Frozen Chocolate - Rum Pie
Total Time: 20 mins
Preparation Time: 20 mins
Ingredients
- Servings: 6
- 2 cups finely chopped pecans
- 1/3 cup butter, softened
- 1 1/2 tablespoons dark rum
- 1/4 cup firmly packed dark brown sugar
- 6 ounces chocolate, chopped
- 1 1/2 teaspoons instant coffee (i use instant espresso)
- 1 teaspoon vanilla
- 4 large eggs
- 1 1/2 tablespoons dark rum
- 2 cups well-chilled heavy cream
- 1 cup heavy cream
- 1 teaspoon icing sugar
Recipe
- 1 make crust: combine well the pecans, butter, rum and brown sugar and press into bottom and up sides of 10 inch glass pie plate.
- 2 freeze, covered.
- 3 make filling: in top of double-boiler set over barely simmering water, melt chocolate.
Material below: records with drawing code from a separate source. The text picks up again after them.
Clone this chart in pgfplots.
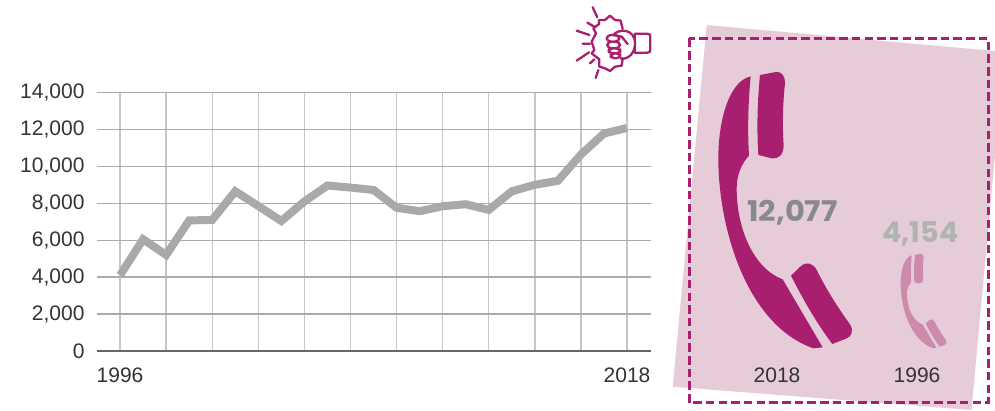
\documentclass[border=0pt]{standalone}
\usepackage{fontspec}
\setmainfont{Liberation Sans}
\newfontfamily\numfont{Poppins}[UprightFont=* Bold]
\usepackage{pgfplots}
\pgfplotsset{compat=1.18}
\definecolor{mag}{HTML}{A91F6F}
\definecolor{magl}{HTML}{CC8BAA}
\definecolor{bgp}{HTML}{E6CCD8}
\definecolor{txt}{HTML}{333333}
\definecolor{linegrey}{HTML}{A8A9AA}
\definecolor{num1}{HTML}{868A8A}
\definecolor{num2}{HTML}{AEB4B2}
\definecolor{gridh}{HTML}{ABABAB}
\definecolor{gridv}{HTML}{C6C6C6}
\definecolor{axisdark}{HTML}{666666}
\newcommand{\phone}[1]{%
  \fill[#1] (242,184) .. controls (175,200) and (145,320) .. (145,430)
    .. controls (145,640) and (230,930) .. (430,1000) -- (458,997)
    -- (338,793) .. controls (250,760) and (200,640) .. (200,520)
    .. controls (200,480) and (215,445) .. (237,422)
    .. controls (232,340) and (235,260) .. (242,184) -- cycle;
  \fill[#1] (270,180) -- (318,171) .. controls (335,168) and (346,185) .. (345,205)
    .. controls (338,270) and (337,330) .. (341,392)
    .. controls (340,420) and (325,433) .. (305,430) -- (265,420)
    .. controls (260,340) and (262,260) .. (270,180) -- cycle;
  \fill[#1] (363,782) -- (392,754) .. controls (410,738) and (430,745) .. (440,765)
    .. controls (470,825) and (505,880) .. (540,928)
    .. controls (552,948) and (545,965) .. (528,971)
    -- (487,987) .. controls (440,925) and (400,855) .. (363,782) -- cycle;
}
\begin{document}
\begin{tikzpicture}[x=1pt,y=1pt]
\path[use as bounding box] (0,0) rectangle (995,410);
\begin{scope}[y=-1pt,yshift=410pt]
  \clip (0,0) rectangle (995,410);
  \fill[bgp] (706.7,25) -- (995,51) -- (995,155) -- (971.5,410) -- (672.7,386.7) -- cycle;
  \draw[mag,line width=3pt,dash pattern=on 8.5pt off 4.2pt] (689,38.5) rectangle (988.3,402.7);
  \begin{scope}[shift={(670,15)},x=0.33333pt,y=-0.33333pt]
    \phone{mag}
  \end{scope}
  \begin{scope}[shift={(670,15)},x=0.33333pt,y=-0.33333pt]
    \begin{scope}[shift={(642,658)},x=0.1147pt,y=-0.114pt]
      \phone{magl}
    \end{scope}
  \end{scope}
  \node[font=\numfont\fontsize{28.5}{28.5}\selectfont,text=num1,inner sep=0pt,xscale=1.07] at (792.5,212.5) {12,077};
  \node[font=\numfont\fontsize{28.5}{28.5}\selectfont,text=num2,inner sep=0pt] at (920.5,234) {4,154};
  \node[font=\fontsize{21}{21}\selectfont,text=txt,inner sep=0pt] at (777,375) {2018};
  \node[font=\fontsize{21}{21}\selectfont,text=txt,inner sep=0pt] at (917,375) {1996};
  % fist icon
  \begin{scope}[shift={(560,0)},x=0.33333pt,y=-0.33333pt,draw=mag,line width=2.3pt,line join=round,line cap=round]
    \draw (188,87) -- (182,62) -- (165,60) -- (150,47) -- (135,60) -- (117,60) -- (117,72) -- (100,85) -- (108,100) -- (95,125) -- (103,150) -- (95,160) -- (118,178) -- (118,200) -- (135,205) -- (150,213) -- (165,200) -- (185,197) -- (188,175);
    \draw (98,22) -- (112,52) (82,68) -- (106,82) (50,92) -- (88,105) (68,131) -- (90,131) (50,182) -- (87,157) (90,190) -- (103,178) (107,234) -- (115,210);
    \draw (160,105) .. controls (175,85) and (225,85) .. (225,130) .. controls (225,160) and (205,178) .. (183,176);
    \draw (225,101) -- (262,101) .. controls (270,101) and (271,105) .. (271,110) -- (271,150) .. controls (271,156) and (268,158) .. (262,158) -- (225,158);
    \draw (225,101) -- (225,158);
    \draw[rounded corners=4pt] (140,105) rectangle (178,125);
    \draw[rounded corners=4pt] (142,125) rectangle (180,145);
    \draw[rounded corners=4pt] (146,145) rectangle (181,160);
    \draw[rounded corners=4pt] (152,160) rectangle (181,175);
    \draw (160,105) -- (185,110) -- (203,132);
  \end{scope}
\end{scope}
\begin{axis}[
  at={(97pt,59pt)}, anchor=south west,
  scale only axis, width=554pt, height=258.5pt,
  xmin=1995, xmax=2019.04, ymin=0, ymax=14000,
  axis x line=bottom, axis y line=left,
  x axis line style={-,draw=axisdark,line width=2pt},
  y axis line style={-,draw=none},
  xtick={1996,1998,...,2018},
  xticklabels={1996,,,,,,,,,,,2018},
  ytick={0,2000,...,14000},
  major tick length=0pt,
  ymajorgrids=true, xmajorgrids=true,
  x grid style={draw=gridv,line width=1.3pt},
  y grid style={draw=gridh,line width=1.3pt},
  tick label style={font=\fontsize{21}{21}\selectfont,text=txt},
  x tick label style={yshift=-13pt,/pgf/number format/1000 sep={}},
  y tick label style={xshift=-9pt,/pgf/number format/1000 sep={,}},
  /pgf/number format/assume math mode=true,
  scaled ticks=false,
  clip=false,
]
\addplot[draw=linegrey,line width=8pt,line join=miter,mark=none] coordinates {
(1996,4100)(1997,6050)(1998,5200)(1999,7070)(2000,7100)(2001,8650)(2002,7850)(2003,7040)(2004,8100)(2005,8960)
(2006,8850)(2007,8720)(2008,7760)(2009,7570)(2010,7840)(2011,7950)(2012,7640)(2013,8650)(2014,9000)(2015,9220)
(2016,10640)(2017,11780)(2018,12077)};
\end{axis}
\end{tikzpicture}
\end{document}
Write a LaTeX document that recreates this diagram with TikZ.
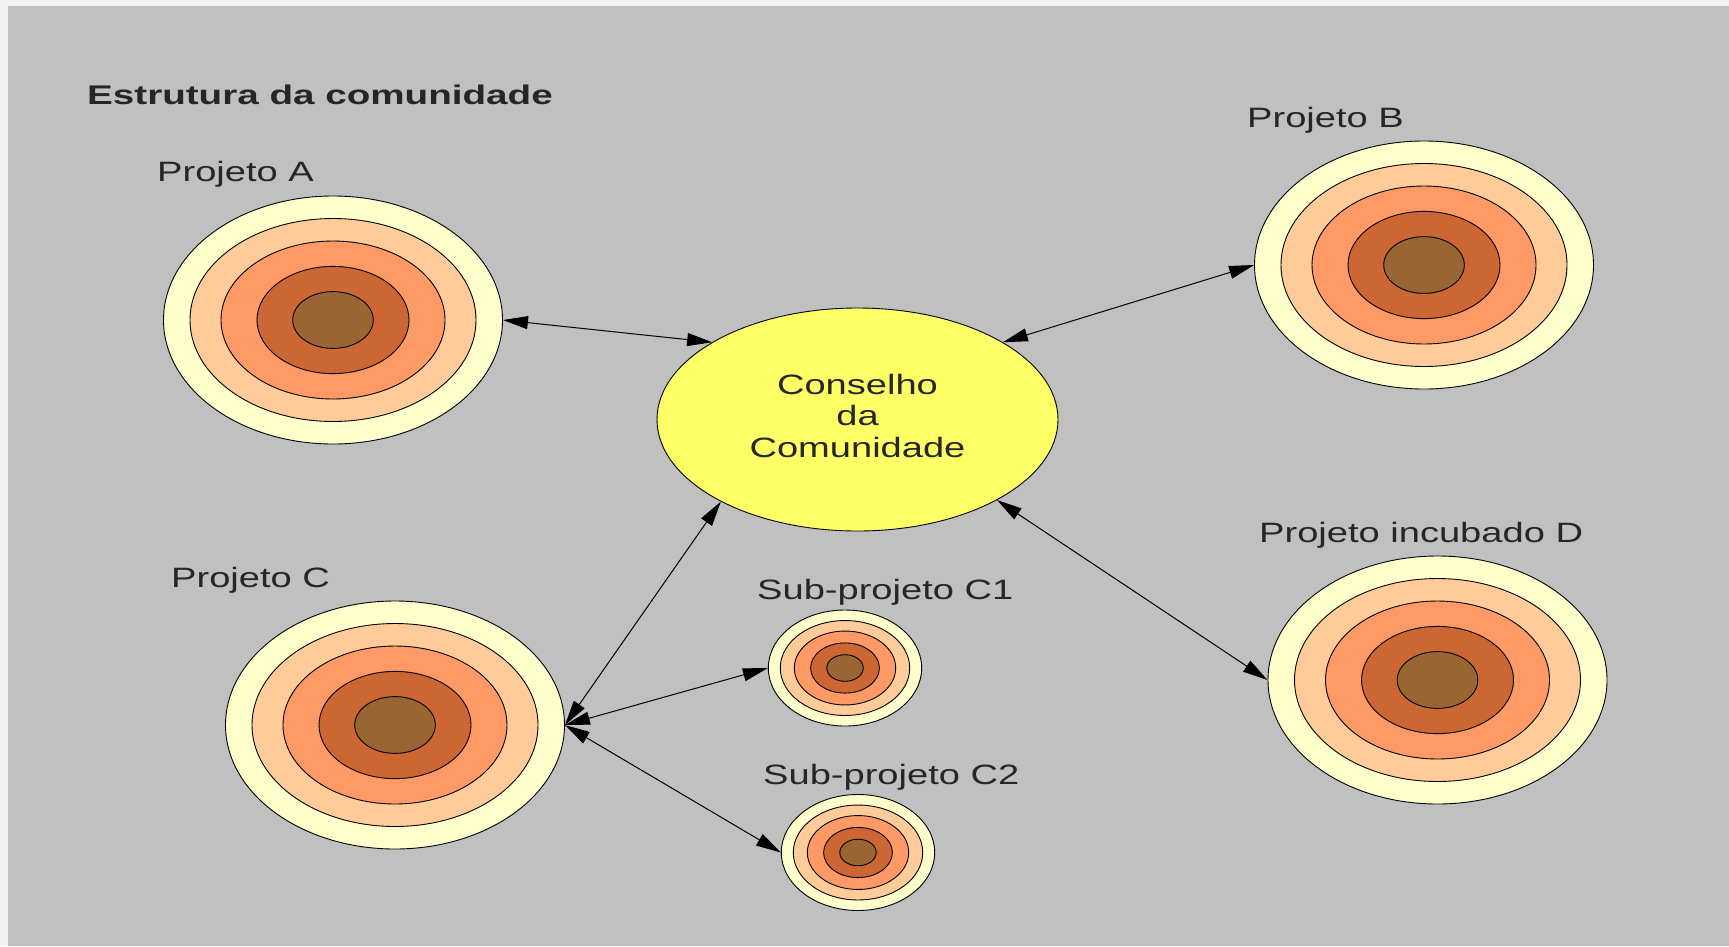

- 4 let cool for 30 minutes, or until completely cool and stir in coffee powder.
- 5 beat together vanilla, eggs and rum; beat in chocolate mixture.
- 6 in another bowl, beat cream until it holds soft peaks.
- 7 fold into chocolate mixture and pour into shell.
- 8 freeze, covered, overnight.
- 9 whip cream and icing sugar and mound on pie.
- 10 let pie stand 15-20 minutes and slice.
- 11 let slices stand 5-10 minutes more before serving.